United States

10,000 in Appalachia Will See Medical Debt Forgiven, Highlighting National Issue

Approximately one in 6 Americans are contacted annually by debt collectors over a health care bill and 52% of collection items on credit reports are for medical debts, according to the National Consumer Law Center

More than 10,000 people in Appalachia will sigh with relief this month after two donors from the region helped nonprofit RIP Medical Debt purchase and forgive $10 million of medical debt. But it's just a drop in the bucket of the $88 billion of medical debt racked up in the United States over the past year, NBC News reports.

“We’re going to get their current address and then there’s a special letter that’s going out to each of these people,” said RIP Medical Debt founder Craig Antico, who celebrated the fifth anniversary of the nonprofit Thursday. “It’s from the donors, and it’s going to tell them they’re part of a larger campaign. They’re going to get a letter in a yellow envelope that says this is a no-strings attached gift from people in the community.”

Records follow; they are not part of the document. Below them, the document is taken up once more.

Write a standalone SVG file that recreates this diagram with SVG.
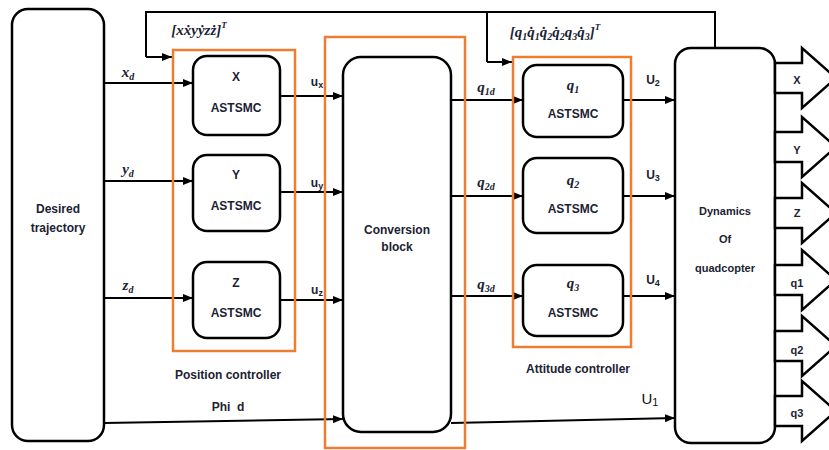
<svg xmlns="http://www.w3.org/2000/svg" width="829" height="450" viewBox="0 0 829 450">
<defs>
<marker id="ah" viewBox="0 0 10 8" refX="10" refY="4" markerWidth="10" markerHeight="8" markerUnits="userSpaceOnUse" orient="auto">
<path d="M0,0 L10,4 L0,8 Z" fill="#000"/>
</marker>
<style>
.blk{fill:#fff;stroke:#000;stroke-width:2.5}
.org{fill:none;stroke:#ED7D31;stroke-width:2.5}
.ln{fill:none;stroke:#000;stroke-width:2}
.arr{fill:none;stroke:#000;stroke-width:2;marker-end:url(#ah)}
.out{fill:#fff;stroke:#000;stroke-width:2.5;stroke-linejoin:miter}
.t{font-family:"Liberation Sans",Arial,sans-serif;font-weight:bold;font-size:12px;fill:#1b2233;text-anchor:middle}
.s{font-family:"Liberation Sans",Arial,sans-serif;font-weight:bold;font-size:11px;fill:#1b2233;text-anchor:middle}
.m{font-family:"Liberation Serif","Times New Roman",serif;font-style:italic;font-weight:bold;font-size:15px;fill:#1b2233;text-anchor:middle}
.sub{font-size:10px}
.ts{font-size:9px}
</style>
</defs>

<g id="connectors">
<path class="ln" d="M146,57 V12 H715 V48"/>
<path class="arr" d="M146,57 H172"/>
<path class="ln" d="M487,12 V62"/>
<path class="arr" d="M487,62 H512"/>
<path class="arr" d="M104,83 H193"/>
<path class="arr" d="M104,181 H193"/>
<path class="arr" d="M104,298 H193"/>
<path class="arr" d="M280,96 H343"/>
<path class="arr" d="M280,192 H343"/>
<path class="arr" d="M280,300 H343"/>
<path class="arr" d="M104,423 L343,419"/>
<path class="arr" d="M451,100 H523"/>
<path class="arr" d="M451,196 H523"/>
<path class="arr" d="M451,296 H523"/>
<path class="arr" d="M623,100 H675"/>
<path class="arr" d="M623,196 H675"/>
<path class="arr" d="M623,296 H675"/>
<path class="arr" d="M451,423 L675,418"/>
</g>

<g id="desired-trajectory">
<rect class="blk" x="12" y="9" width="92" height="432" rx="16"/>
<text class="t" x="58" y="213">Desired</text>
<text class="t" x="58" y="232">trajectory</text>
</g>

<g id="position-controller">
<rect class="org" x="173" y="50" width="122" height="301"/>
<text class="t" x="228" y="379">Position controller</text>
</g>

<g id="x-astsmc">
<rect class="blk" x="193" y="56" width="87" height="79" rx="14"/>
<text class="t" x="236" y="81">X</text>
<text class="t" x="236" y="112">ASTSMC</text>
</g>
<g id="y-astsmc">
<rect class="blk" x="193" y="155" width="87" height="76" rx="14"/>
<text class="t" x="236" y="179">Y</text>
<text class="t" x="236" y="210">ASTSMC</text>
</g>
<g id="z-astsmc">
<rect class="blk" x="193" y="262" width="87" height="76" rx="14"/>
<text class="t" x="236" y="287">Z</text>
<text class="t" x="236" y="317">ASTSMC</text>
</g>

<g id="conversion-block">
<rect class="org" x="325" y="37" width="140" height="411"/>
<rect class="blk" x="343" y="57" width="108" height="375" rx="18"/>
<text class="t" x="397" y="234">Conversion</text>
<text class="t" x="397" y="251">block</text>
</g>

<g id="attitude-controller">
<rect class="org" x="513" y="57" width="118" height="290"/>
<text class="t" x="578" y="373">Attitude controller</text>
</g>

<g id="q1-astsmc">
<rect class="blk" x="523" y="65" width="100" height="72" rx="14"/>
<text class="m" x="573" y="90">q<tspan class="sub" dy="3">1</tspan></text>
<text class="t" x="573" y="118">ASTSMC</text>
</g>
<g id="q2-astsmc">
<rect class="blk" x="523" y="158" width="100" height="75" rx="14"/>
<text class="m" x="573" y="185">q<tspan class="sub" dy="3">2</tspan></text>
<text class="t" x="573" y="213">ASTSMC</text>
</g>
<g id="q3-astsmc">
<rect class="blk" x="523" y="265" width="100" height="71" rx="14"/>
<text class="m" x="573" y="288">q<tspan class="sub" dy="3">3</tspan></text>
<text class="t" x="573" y="317">ASTSMC</text>
</g>

<g id="dynamics">
<rect class="blk" x="675" y="48" width="100" height="395" rx="16"/>
<text class="s" x="725" y="215">Dynamics</text>
<text class="s" x="725" y="243">Of</text>
<text class="s" x="725" y="272">quadcopter</text>
</g>

<g id="outputs">
<polygon class="out" points="775,63 802,63 802,48 836,78 802,108 802,93 775,93"/>
<text class="s" x="797" y="84">X</text>
<polygon class="out" points="775,132 802,132 802,117 836,147 802,177 802,162 775,162"/>
<text class="s" x="797" y="154">Y</text>
<polygon class="out" points="775,198 802,198 802,183 836,213 802,243 802,228 775,228"/>
<text class="s" x="797" y="217">Z</text>
<polygon class="out" points="775,265 802,265 802,250 836,280 802,310 802,295 775,295"/>
<text class="s" x="797" y="287">q1</text>
<polygon class="out" points="775,331 802,331 802,316 836,346 802,376 802,361 775,361"/>
<text class="s" x="797" y="354">q2</text>
<polygon class="out" points="775,396 802,396 802,381 836,411 802,441 802,426 775,426"/>
<text class="s" x="797" y="417">q3</text>
</g>

<g id="labels">
<text class="m" x="199" y="35">[xẋyẏzż]<tspan class="ts" dy="-7">T</tspan></text>
<text class="m" x="555" y="37">[q<tspan class="sub" dy="3">1</tspan><tspan dy="-3">q̇</tspan><tspan class="sub" dy="3">1</tspan><tspan dy="-3">q̇</tspan><tspan class="sub" dy="3">2</tspan><tspan dy="-3">q̇</tspan><tspan class="sub" dy="3">2</tspan><tspan dy="-3">q</tspan><tspan class="sub" dy="3">3</tspan><tspan dy="-3">q̇</tspan><tspan class="sub" dy="3">3</tspan><tspan dy="-3">]</tspan><tspan class="ts" dy="-7">T</tspan></text>
<text class="m" x="128" y="77">x<tspan class="sub" dy="3">d</tspan></text>
<text class="m" x="128" y="174">y<tspan class="sub" dy="3">d</tspan></text>
<text class="m" x="128" y="290">z<tspan class="sub" dy="3">d</tspan></text>
<text class="t" x="317" y="86">u<tspan class="ts" dy="2">x</tspan></text>
<text class="t" x="317" y="187">u<tspan class="ts" dy="2">y</tspan></text>
<text class="t" x="317" y="294">u<tspan class="ts" dy="2">z</tspan></text>
<text class="m" x="486" y="92">q<tspan class="sub" dy="3">1d</tspan></text>
<text class="m" x="486" y="187">q<tspan class="sub" dy="3">2d</tspan></text>
<text class="m" x="486" y="289">q<tspan class="sub" dy="3">3d</tspan></text>
<text class="t" x="653" y="84">U<tspan class="ts" dy="2">2</tspan></text>
<text class="t" x="653" y="179">U<tspan class="ts" dy="2">3</tspan></text>
<text class="t" x="653" y="284">U<tspan class="ts" dy="2">4</tspan></text>
<text x="650" y="404" style="font-family:'Liberation Sans',Arial,sans-serif;font-size:15px;fill:#111;text-anchor:middle">U<tspan style="font-size:11px" dy="2">1</tspan></text>
<text class="t" x="228" y="411" xml:space="preserve">Phi  d</text>
</g>
</svg>
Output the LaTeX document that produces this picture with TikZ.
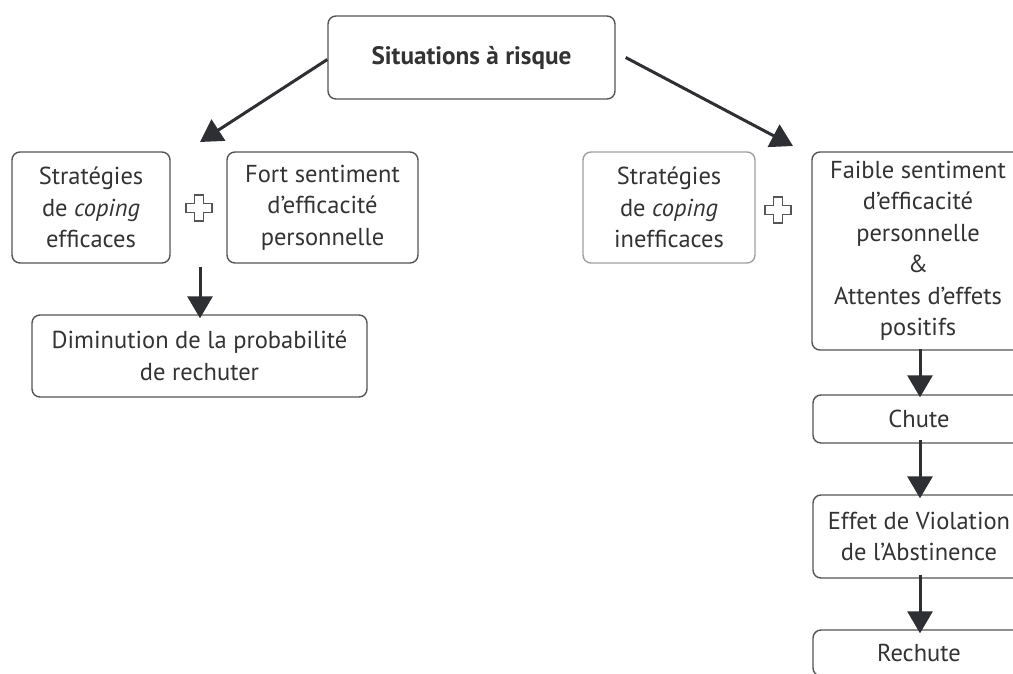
\documentclass[tikz,border=0pt]{standalone}
\usepackage{fontspec}
\setmainfont{PT Sans}
\usetikzlibrary{arrows.meta,calc}
\definecolor{txt}{HTML}{333333}
\definecolor{brd}{HTML}{555555}
\definecolor{lbrd}{HTML}{A0A0A0}
\definecolor{ink}{HTML}{2E2F33}
\tikzset{
  box/.style={draw=brd, line width=1.4pt, rounded corners=8pt, align=center,
    text=txt, inner sep=0pt, font=\fontsize{24.5}{31.5}\selectfont},
  arr/.style={draw=ink, line width=3pt,
    -{Triangle[width=25pt,length=22pt]}},
  plusmark/.style={draw=brd, line width=1.3pt, fill=white}
}
\begin{document}
\begin{tikzpicture}[x=1pt,y=-1pt]
\useasboundingbox (0,0) rectangle (1013,673);
\clip (0,0) rectangle (1013,673);
\fill[white] (0,0) rectangle (1013,673);

\node[box, minimum width=287pt, minimum height=83pt,
  font=\fontsize{25.2}{31}\selectfont\bfseries] (top) at (471.5,57.5) {Situations à risque};

\node[box, minimum width=158pt, minimum height=111pt] (b1) at (91,207.5)
  {Stratégies\\de \emph{coping}\\efficaces};
\node[box, minimum width=191pt, minimum height=111pt] (b2) at (322.5,207.5)
  {Fort sentiment\\d’efficacité\\personnelle};
\node[box, minimum width=335pt, minimum height=82pt] (dim) at (199.5,356)
  {Diminution de la probabilité\\de rechuter};

\node[box, draw=lbrd, minimum width=172pt, minimum height=111pt] (b3) at (669,207.5)
  {Stratégies\\de \emph{coping}\\inefficaces};
\node[box, minimum width=212pt, minimum height=198pt] (b4) at (918,251)
  {Faible sentiment\\d’efficacité\\personnelle\\\&\\Attentes d’effets\\positifs};
\node[box, minimum width=212pt, minimum height=48pt] (chute) at (919,419) {Chute};
\node[box, minimum width=212pt, minimum height=83pt] (effet) at (919,536.5)
  {Effet de Violation\\de l’Abstinence};
\node[box, minimum width=212pt, minimum height=46pt] (rechute) at (919,653) {Rechute};

% diagonal arrows
\coordinate (ltip) at (200,142);
\coordinate (rtip) at (793,146);
\draw[arr] ([yshift=-2pt]top.west) -- (ltip);
\draw[arr] ([xshift=10pt]top.east) -- (rtip);

% down arrows
\coordinate (a1s) at (200,267);
\draw[arr] (a1s) -- ([yshift=-4pt]a1s |- dim.north);
\draw[arr] ([yshift=2pt]b4.south -| 920,0) -- ([yshift=-3pt]chute.north -| 920,0);
\draw[arr] ([yshift=4pt]chute.south -| 920,0) -- ([yshift=-4pt]effet.north -| 920,0);
\draw[arr] ([yshift=4pt]effet.south -| 920,0) -- ([yshift=-4pt]rechute.north -| 920,0);

% plus signs
\foreach \cx/\cy in {199/208, 778/210}{
  \draw[plusmark] (\cx-4.5,\cy-13) -- (\cx+4.5,\cy-13) -- (\cx+4.5,\cy-4.5) -- (\cx+13,\cy-4.5)
    -- (\cx+13,\cy+4.5) -- (\cx+4.5,\cy+4.5) -- (\cx+4.5,\cy+13) -- (\cx-4.5,\cy+13)
    -- (\cx-4.5,\cy+4.5) -- (\cx-13,\cy+4.5) -- (\cx-13,\cy-4.5) -- (\cx-4.5,\cy-4.5) -- cycle;
}
\end{tikzpicture}
\end{document}
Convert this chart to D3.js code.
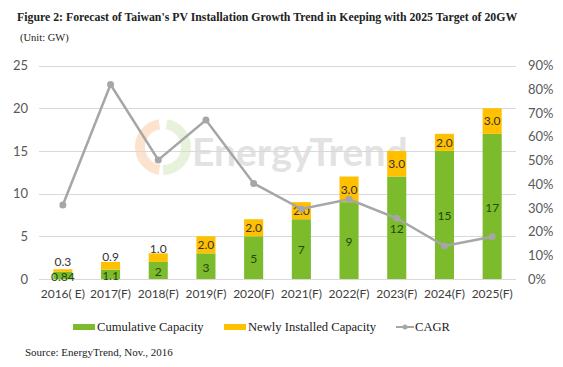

Antico said the $100,000 donation, which buys the $10 million debt for pennies on the dollar, came from two individuals — Jim Branscome, a former journalist who became the managing director of Standard & Poor’s Financial Services, and author and journalist Bill Bishop. The 10,000 people affected are sprawled across 70 counties in West Virginia, Virginia and Kentucky. The nonprofit is unable to pinpoint individuals, but is able to purchase groups of people's debt in bulk from the debt market, which they did in this case.